By Kevin McCauley
Bahrain has hired Sorini Samet & Associats to fight a call by the AFL-CIO for the U.S. to withdraw from the five-year-old free trade pact between the two countries because of the Kingdom's crackdown of protest.
Sheik Khalid Bin Ahmed Bin Mohamed Al Khalifa heads Bahrain's Ministry of Foreign Affairs. |
In April, the AFL-CIO filed a complaint with the Office of Trade & Labor Affairs that called the "ongoing brutal repression of peaceful protest" a violation of the trade pact.
The union believes the U.S. "simply should not provide preferential trade treatment to a country that has and continues to engage in well-documented widespread and serious violations of human rights, including labor rights, of its citizens and residents."
Separately, AFL-CIO president Richard Trumka wrote a letter to Defense Secretary Robert urging him to speak out against the "armed crackdown on every civil society institution in Bahrain," which is descending "irreversibly into dictatorship.
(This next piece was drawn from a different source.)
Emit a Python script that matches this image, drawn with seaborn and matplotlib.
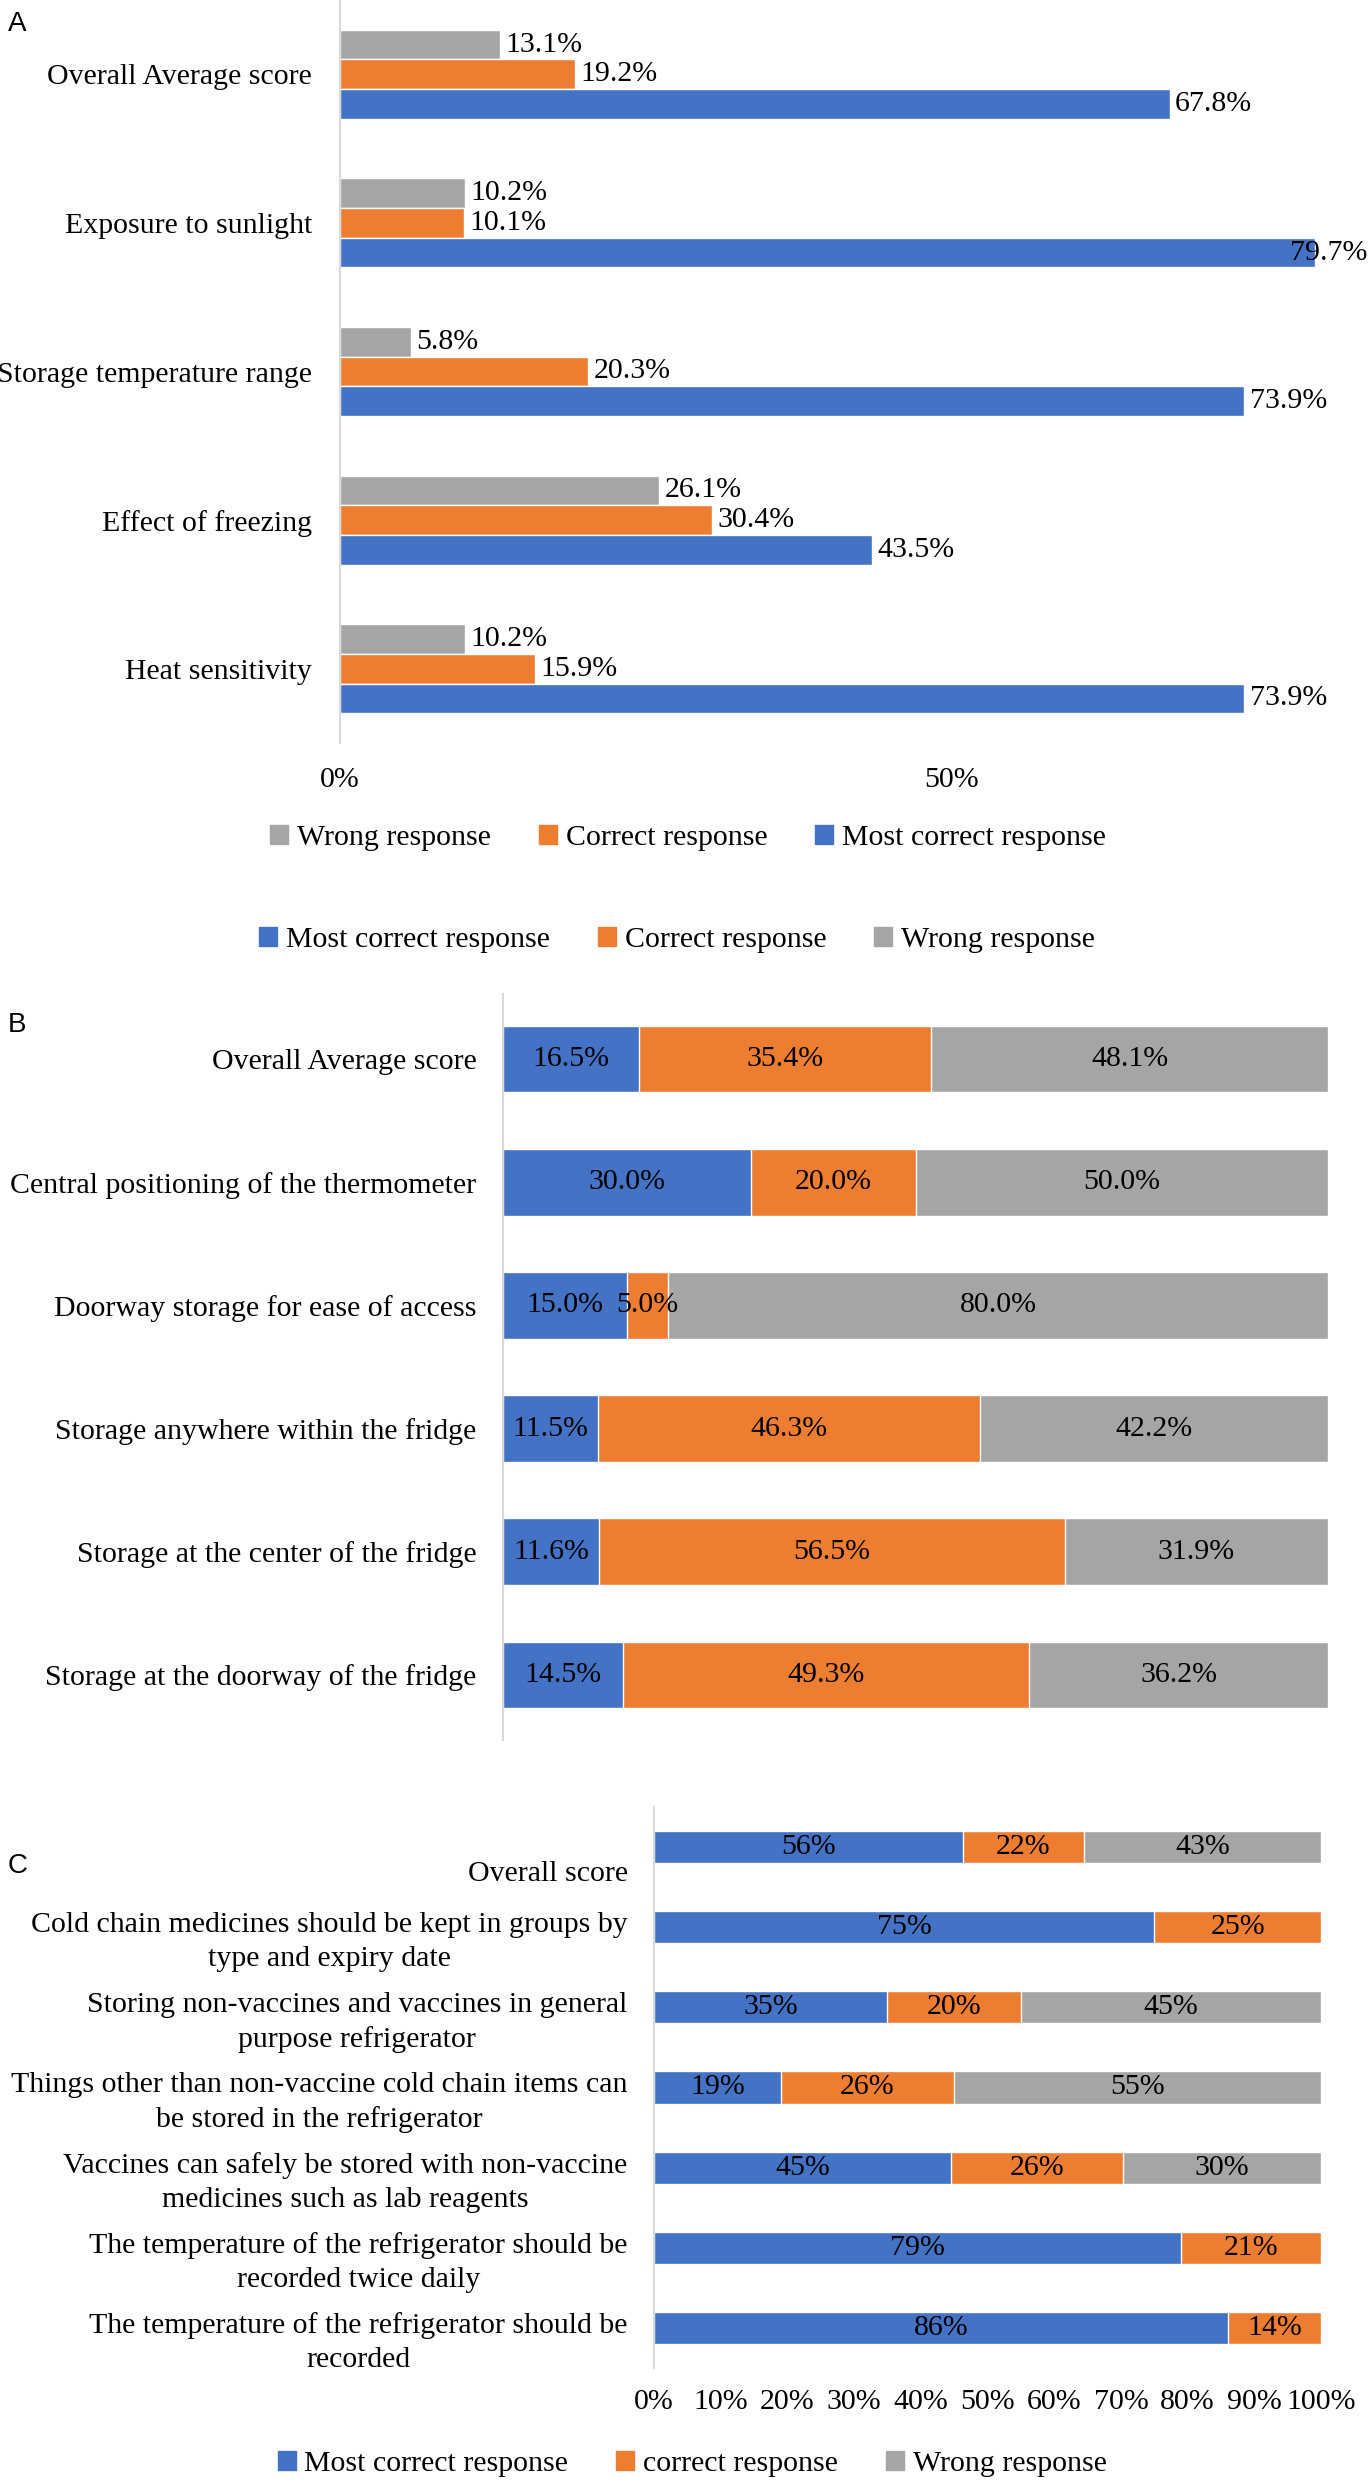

Bahrain is home to the U.S. Navy's Fifth Fleet.
SS&A is to advise Bahrain on crafting a response to the Labor Dept. complaint and engage Obama administration officials and Congress on its behalf.
The one-year contract also calls for lining up third-party support for Bahrain from relevant human rights groups, businesses, think tanks and scholars.
SS&A charges Bahrain's Ministry of Foreign Affairs fees ranging from $100 to $550 an hour.